Question

Find the value of $\log (\log i)=$ and choose the correct option:

$\text{A}\text{. log}{\displaystyle \frac{\pi }{2}}$
$\text{B}\text{. logi}{\displaystyle \frac{\pi }{2}}$
$\text{C}\text{. log}{\displaystyle \frac{\pi }{2}}+{\displaystyle \frac{i\pi }{2}}$
$\text{D}\text{. log}{\displaystyle \frac{\pi }{2}}-{\displaystyle \frac{i\pi }{2}}$

Answer 1

Hint – We know, $z=e^{i\theta }=\cos \theta +i\sin \theta$, where z is a complex number.

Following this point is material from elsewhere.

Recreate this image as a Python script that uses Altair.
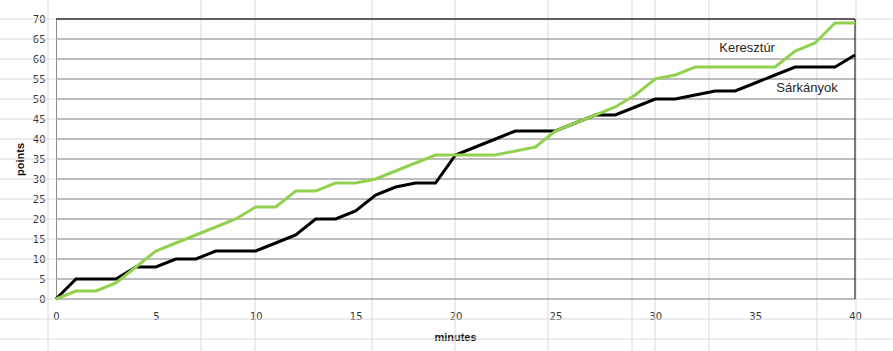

Now, if there is no real part in a complex number then,
$$\begin{gathered} \cos \theta =0 \\ \Rightarrow \theta ={\displaystyle \frac{\pi }{2}} \end{gathered}$$
Hence, we can say, if
$$\begin{gathered} z=i \\ \Rightarrow i=e^{i{\displaystyle \frac{\pi }{2}}} \end{gathered}$$
Use this to solve.

Complete step by step answer:
We have been asked to find $\log (\log i)$.
So, using the hint we can write, $i=e^{i{\displaystyle \frac{\pi }{2}}}$.
So, the given equation $\log (\log i)$ will transform into-
$\log (\log e^{i{\displaystyle \frac{\pi }{2}}})$.
Now, solving it further, we get-
$$\begin{gathered} \log (\log e^{i{\displaystyle \frac{\pi }{2}}})=\log \left(i.{\displaystyle \frac{\pi }{2}}\right) \\ =\log \left({\displaystyle \frac{i\pi }{2}}\right) \end{gathered}$$
Hence, the value of $\log (\log i)=\log \left({\displaystyle \frac{i\pi }{2}}\right)$.
Therefore, the correct option is B.

Note – Whenever solving such types of questions, always use the concepts of complex numbers to solve the question step by step. As mentioned in the solution, let z = I, since it does not have a real part so keep the $\cos \theta =0$, from here we can find the value of theta as 90 degrees, and then our equation will be easier to solve.